I found Justin Lee Anderson on Hoopla Digital which recommended him as an author similar to Jodi Taylor, who writes the excellent Chronicles of St. Mary’s novels. Sadly this novel, Carpet Diem, just misses. Carpet Diem is meant to be a humorous take on “How We Averted the Apocalypse”, much like Good Omens or Tom Holt’s novels. It has funny moments and the hero postpones the Apocalypse, but it isn’t overall a winner.
Characters
Writing a humorous book is hard work! Authors need characters that carry the load, characters that we readers engage with, care about, people with senses of humor. The whole time I read Carpet Diem I kept wondering why the book wasn’t better, and I think it is because the author created characters he thought were funny in themselves, and didn’t write dialogue or events that were funny.

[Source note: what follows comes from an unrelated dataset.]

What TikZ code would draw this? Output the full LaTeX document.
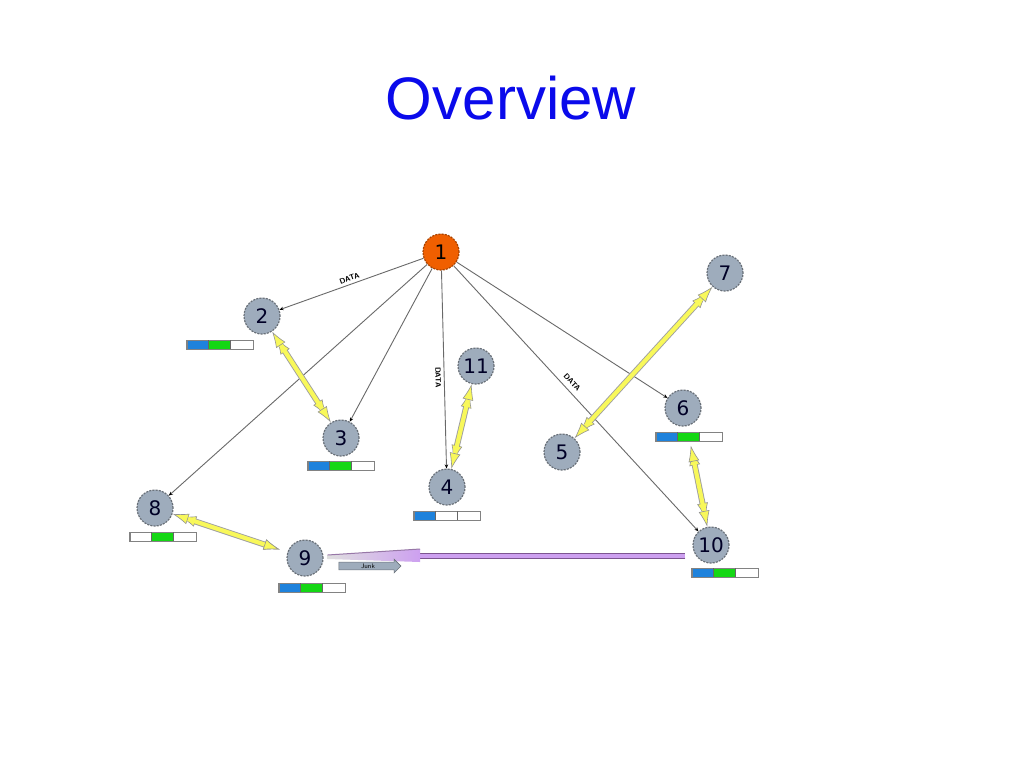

None of the character was very interesting. We have the drunken great aunt, the extraordinarily people-averse hero (because he has too-good a sense of smell), an angel or two, a demon or two, a few oddball, never explained magic characters, and assorted side kicks. The only one with any personality is the hero, Simon, who must face his immense dislike of crowds (even tiny crowds, as in one or two people) to retrieve his carpet and gift it to the apocalyptic force of his choice. Simon was moderately interesting.
Overall
I think part of the problem is the characters go through truly harrowing, deathly events that do not feel real. Simon faces death and we readers just go along with the story, not really feeling any terror or anything more than a vague anxiety. The story reads like a story, not like anything that characters or we readers experience.
Perhaps part of my negative feeling for Carpet Diem is that I felt gypped. The story is not compelling and not the quality of Chronicles of St. Mary’s novels or Good Omens. I expected something with plenty of plot, great characters and dialogue and funny moments in between terror. Carpet Diem is not these things.